--- Start Input for this task ---

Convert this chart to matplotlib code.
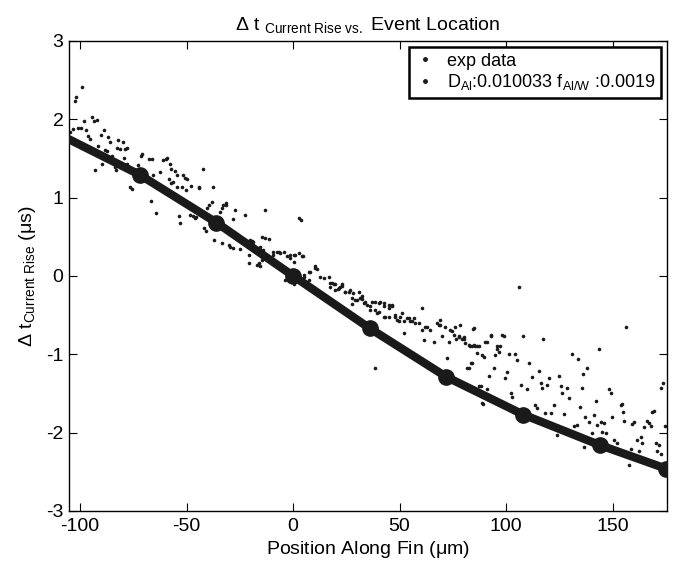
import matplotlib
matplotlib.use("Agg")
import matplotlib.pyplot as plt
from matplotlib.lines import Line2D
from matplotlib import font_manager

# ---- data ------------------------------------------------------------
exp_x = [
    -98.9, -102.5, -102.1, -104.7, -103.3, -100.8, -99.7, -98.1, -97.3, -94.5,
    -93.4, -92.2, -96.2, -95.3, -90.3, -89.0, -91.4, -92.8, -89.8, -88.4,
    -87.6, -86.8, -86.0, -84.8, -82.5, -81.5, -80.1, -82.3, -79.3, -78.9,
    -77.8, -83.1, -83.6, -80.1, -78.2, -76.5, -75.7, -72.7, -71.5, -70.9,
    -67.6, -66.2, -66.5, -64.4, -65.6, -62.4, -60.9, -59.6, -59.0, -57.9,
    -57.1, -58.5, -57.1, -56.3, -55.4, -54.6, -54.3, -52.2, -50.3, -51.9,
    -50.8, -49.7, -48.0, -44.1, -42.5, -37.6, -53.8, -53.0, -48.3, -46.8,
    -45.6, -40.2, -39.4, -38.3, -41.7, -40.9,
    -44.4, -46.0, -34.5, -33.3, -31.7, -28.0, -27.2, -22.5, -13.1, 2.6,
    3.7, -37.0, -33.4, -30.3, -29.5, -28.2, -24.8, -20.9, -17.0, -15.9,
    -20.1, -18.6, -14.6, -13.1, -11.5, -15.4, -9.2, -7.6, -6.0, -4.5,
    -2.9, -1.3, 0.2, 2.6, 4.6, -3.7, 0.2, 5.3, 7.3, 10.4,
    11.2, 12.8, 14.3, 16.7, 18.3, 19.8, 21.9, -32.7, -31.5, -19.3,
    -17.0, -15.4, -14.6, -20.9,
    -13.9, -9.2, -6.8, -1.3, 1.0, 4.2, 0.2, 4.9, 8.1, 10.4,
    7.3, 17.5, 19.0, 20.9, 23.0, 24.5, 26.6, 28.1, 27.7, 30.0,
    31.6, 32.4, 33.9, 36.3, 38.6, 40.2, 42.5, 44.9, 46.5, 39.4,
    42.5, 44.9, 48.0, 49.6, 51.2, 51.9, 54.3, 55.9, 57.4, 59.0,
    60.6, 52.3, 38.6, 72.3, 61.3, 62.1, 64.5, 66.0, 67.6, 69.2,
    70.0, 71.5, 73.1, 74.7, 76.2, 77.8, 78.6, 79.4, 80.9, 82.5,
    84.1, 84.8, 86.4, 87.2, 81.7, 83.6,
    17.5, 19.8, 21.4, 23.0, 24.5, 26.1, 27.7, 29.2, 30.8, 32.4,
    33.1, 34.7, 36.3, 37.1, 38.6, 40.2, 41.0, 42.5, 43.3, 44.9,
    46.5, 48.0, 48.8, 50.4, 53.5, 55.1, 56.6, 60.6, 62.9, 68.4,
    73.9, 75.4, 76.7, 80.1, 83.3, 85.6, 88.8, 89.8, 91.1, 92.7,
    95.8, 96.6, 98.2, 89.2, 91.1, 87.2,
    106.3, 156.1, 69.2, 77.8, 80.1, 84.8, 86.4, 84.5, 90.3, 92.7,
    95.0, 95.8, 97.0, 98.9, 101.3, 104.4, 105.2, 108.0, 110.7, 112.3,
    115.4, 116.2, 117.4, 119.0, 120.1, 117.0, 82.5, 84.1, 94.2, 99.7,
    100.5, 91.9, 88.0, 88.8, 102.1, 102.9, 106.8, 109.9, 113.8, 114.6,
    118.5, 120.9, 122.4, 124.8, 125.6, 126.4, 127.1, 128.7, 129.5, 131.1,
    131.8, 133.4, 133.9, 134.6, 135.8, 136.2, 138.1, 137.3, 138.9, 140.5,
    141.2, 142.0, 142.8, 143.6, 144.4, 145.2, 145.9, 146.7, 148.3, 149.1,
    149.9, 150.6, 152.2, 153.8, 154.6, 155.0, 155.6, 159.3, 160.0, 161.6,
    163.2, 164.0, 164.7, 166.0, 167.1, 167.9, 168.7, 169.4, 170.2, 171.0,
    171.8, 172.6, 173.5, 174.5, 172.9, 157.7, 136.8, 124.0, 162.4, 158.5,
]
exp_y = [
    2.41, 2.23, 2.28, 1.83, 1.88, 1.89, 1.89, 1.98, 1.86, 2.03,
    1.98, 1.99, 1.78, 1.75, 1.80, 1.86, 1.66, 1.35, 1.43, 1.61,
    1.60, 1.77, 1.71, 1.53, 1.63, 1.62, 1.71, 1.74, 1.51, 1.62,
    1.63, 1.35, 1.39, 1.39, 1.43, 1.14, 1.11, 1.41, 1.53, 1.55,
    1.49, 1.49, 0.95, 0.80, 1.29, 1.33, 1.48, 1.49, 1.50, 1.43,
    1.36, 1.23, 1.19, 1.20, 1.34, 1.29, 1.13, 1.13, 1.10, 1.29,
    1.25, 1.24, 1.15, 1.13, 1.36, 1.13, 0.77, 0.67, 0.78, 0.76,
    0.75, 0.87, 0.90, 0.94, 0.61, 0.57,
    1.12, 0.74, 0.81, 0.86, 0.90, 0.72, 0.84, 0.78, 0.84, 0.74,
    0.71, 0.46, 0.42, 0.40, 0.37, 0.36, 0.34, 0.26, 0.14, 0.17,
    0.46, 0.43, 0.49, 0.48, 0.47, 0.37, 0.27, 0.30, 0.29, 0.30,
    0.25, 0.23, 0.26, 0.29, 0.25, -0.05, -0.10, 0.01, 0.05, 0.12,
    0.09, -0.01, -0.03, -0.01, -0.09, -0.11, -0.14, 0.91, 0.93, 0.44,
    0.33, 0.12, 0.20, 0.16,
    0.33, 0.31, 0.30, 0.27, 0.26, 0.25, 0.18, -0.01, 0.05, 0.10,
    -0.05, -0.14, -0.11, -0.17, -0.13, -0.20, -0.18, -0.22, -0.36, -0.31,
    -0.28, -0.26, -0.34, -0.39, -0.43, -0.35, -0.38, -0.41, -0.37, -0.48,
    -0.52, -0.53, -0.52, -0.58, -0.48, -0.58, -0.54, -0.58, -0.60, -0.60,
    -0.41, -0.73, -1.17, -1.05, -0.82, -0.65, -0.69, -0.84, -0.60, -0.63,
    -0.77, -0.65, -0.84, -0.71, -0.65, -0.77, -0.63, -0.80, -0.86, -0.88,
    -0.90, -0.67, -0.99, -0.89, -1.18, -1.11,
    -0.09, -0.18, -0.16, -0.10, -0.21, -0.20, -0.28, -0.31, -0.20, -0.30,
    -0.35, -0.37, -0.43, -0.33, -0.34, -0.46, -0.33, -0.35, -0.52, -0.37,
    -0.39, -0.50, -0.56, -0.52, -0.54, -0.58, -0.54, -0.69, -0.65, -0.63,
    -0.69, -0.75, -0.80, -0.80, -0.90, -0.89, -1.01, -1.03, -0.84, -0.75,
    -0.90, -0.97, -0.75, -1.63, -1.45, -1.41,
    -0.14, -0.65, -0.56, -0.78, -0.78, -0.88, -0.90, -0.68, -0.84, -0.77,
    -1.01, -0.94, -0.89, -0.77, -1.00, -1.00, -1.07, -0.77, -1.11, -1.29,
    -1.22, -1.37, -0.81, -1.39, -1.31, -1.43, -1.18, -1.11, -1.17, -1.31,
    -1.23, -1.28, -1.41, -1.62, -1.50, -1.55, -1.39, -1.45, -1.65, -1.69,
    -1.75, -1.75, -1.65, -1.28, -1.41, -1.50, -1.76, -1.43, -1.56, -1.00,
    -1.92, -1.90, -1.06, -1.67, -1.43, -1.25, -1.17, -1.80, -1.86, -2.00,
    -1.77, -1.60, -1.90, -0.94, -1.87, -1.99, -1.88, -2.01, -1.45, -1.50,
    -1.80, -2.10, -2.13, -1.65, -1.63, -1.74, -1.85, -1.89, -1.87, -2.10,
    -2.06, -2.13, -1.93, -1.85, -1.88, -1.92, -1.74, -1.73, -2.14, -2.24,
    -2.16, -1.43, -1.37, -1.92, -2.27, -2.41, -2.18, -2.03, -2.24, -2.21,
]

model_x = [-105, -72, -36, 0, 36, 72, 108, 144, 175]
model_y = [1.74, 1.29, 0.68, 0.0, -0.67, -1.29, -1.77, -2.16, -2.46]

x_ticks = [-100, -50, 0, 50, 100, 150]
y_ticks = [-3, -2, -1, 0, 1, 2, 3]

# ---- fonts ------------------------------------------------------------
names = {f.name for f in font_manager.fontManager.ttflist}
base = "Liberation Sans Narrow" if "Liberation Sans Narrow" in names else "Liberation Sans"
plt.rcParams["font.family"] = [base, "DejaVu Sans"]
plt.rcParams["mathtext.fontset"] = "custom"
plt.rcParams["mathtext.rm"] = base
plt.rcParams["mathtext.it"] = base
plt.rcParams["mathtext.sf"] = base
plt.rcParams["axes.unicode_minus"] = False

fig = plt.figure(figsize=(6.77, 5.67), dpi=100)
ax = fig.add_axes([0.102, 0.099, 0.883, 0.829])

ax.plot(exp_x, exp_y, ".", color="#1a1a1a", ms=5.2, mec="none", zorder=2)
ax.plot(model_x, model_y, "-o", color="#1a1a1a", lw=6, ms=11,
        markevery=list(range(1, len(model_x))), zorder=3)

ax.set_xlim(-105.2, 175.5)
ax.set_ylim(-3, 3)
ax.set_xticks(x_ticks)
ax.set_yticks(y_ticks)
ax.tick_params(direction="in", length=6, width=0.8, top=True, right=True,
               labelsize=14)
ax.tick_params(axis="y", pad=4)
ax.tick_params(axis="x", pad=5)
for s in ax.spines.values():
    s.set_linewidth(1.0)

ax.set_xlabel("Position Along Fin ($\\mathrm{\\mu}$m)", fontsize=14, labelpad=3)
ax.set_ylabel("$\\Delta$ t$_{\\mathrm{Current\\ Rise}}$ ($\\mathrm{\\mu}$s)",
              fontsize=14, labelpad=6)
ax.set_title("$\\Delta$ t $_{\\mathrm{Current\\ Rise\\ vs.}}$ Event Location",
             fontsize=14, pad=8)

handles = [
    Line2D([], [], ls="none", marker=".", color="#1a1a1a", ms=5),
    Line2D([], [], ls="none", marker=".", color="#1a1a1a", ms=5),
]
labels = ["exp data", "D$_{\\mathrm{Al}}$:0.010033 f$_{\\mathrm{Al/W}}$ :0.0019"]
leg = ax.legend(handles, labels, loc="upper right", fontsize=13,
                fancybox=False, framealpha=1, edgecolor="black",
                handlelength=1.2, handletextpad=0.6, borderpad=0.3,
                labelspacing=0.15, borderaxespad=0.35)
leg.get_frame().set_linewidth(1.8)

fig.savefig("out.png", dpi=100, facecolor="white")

--- End Input for this task ---
--- Start Input for this task ---

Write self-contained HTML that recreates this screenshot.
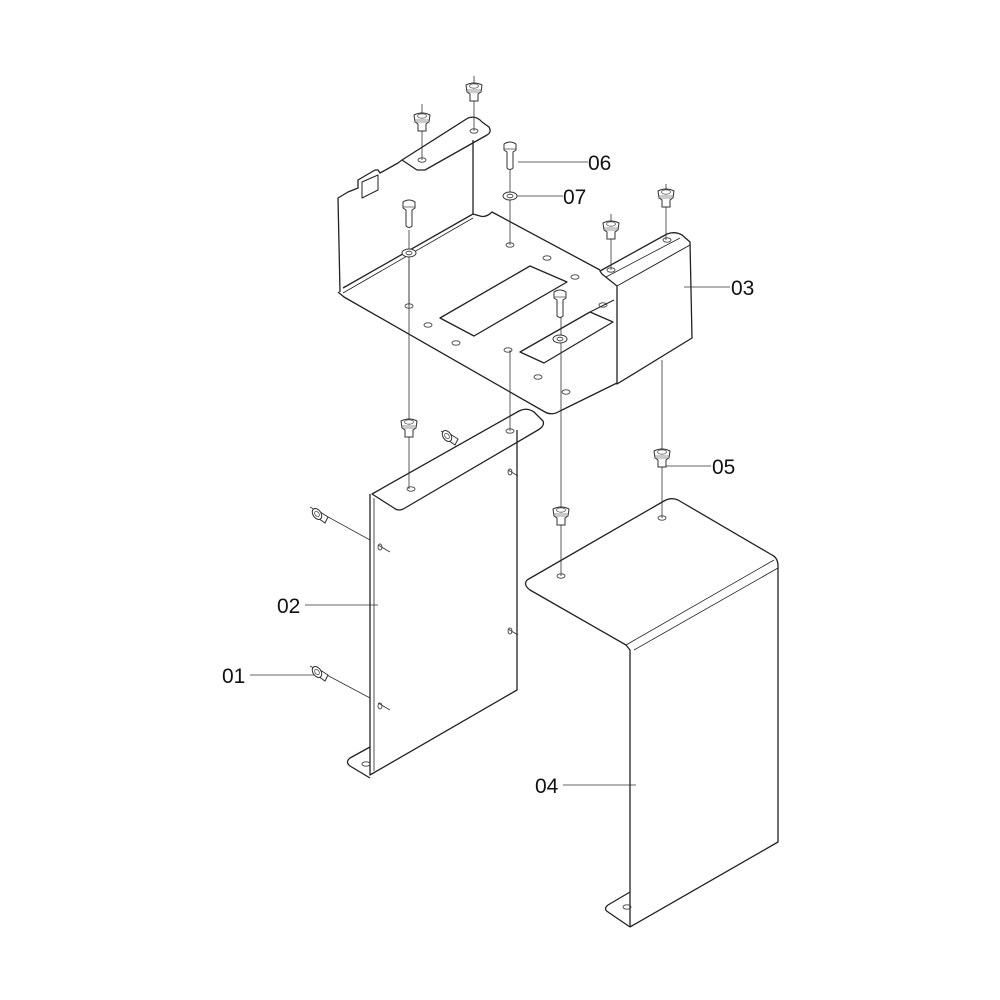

--- End Input for this task ---

* _Stated task_
Among the records above, locate the line containing "Convert this chart to matplotlib code." and the line containing "from matplotlib import font_manager", then transcribe exactly the lines starting at the first and ending at the second, with no pictures.

* _Exercise result_
Convert this chart to matplotlib code.
import matplotlib
matplotlib.use("Agg")
import matplotlib.pyplot as plt
from matplotlib.lines import Line2D
from matplotlib import font_manager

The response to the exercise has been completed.